All of the other things can easily be done on either a Mac, or on a PC running either Windows or Linux. If you ditch the need for iPad app development, you could actually do the other stuff better for about half the price.
Where it gets tricky is the aforementioned “Hackintosh”, which is a PC that runs OS X. However, that is a little tricky to set up, so I won’t get too far into those, except to say that it is the first thing that sprang to my mind. Hey, you asked, “What are your thoughts?”! Then there is the possibility of a PC running one of the many, many, many types of emulators or Virtual Machines out there. Granted, Apple doesn’t like that, but they dislike many other things too, like using desktop-grade graphics chips instead of laptop GPUs that only perform ¼ to ½ as well.
It all boils down to priorities. What sort of budget are you on; is money a priority? How important is the iPad app development compared to the rest of the stuff? The two are almost mutually exclusive, actually. How much graphical prowess do you need? What are your priorities?
@ratboy I think that would be the way to do it. VMs are not always 100%, so what works fine under virtualization may not actually work on the real device and vice versa.
@jerv
So wait, is there a difference between a Hackintosh, and an emulator/Virtual Machine?
Yes.
The difference is that a Hackintosh boots right into OS X and runs it “native” right on the hardware whereas a VM will translate the OS X instruction to Windows/Linux instructions and run that way.
Think of it as the difference between having an interpreter translate between French and English or speaking French yourself and not needing an interpreter to have a conversation in French.

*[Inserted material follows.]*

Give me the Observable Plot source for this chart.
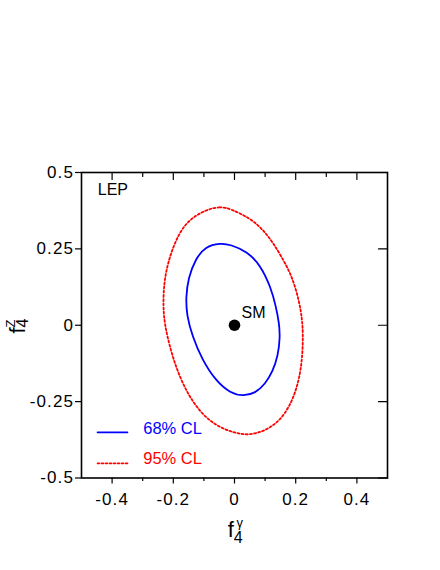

Running a VM or having other translators is generally good enough for most things though. I run some Windows programs in Linux under WINE; some things actually run better that way than they do under Windows! I can’t figure out why that is, but it isn’t common anyways, so I don’t worry about it. It may not be great for games where speed matters and the overhead from translating may cause a slight drop in framerates, but for something less time-sensitive than lining up a head-shot on a running target, they are generally sufficient.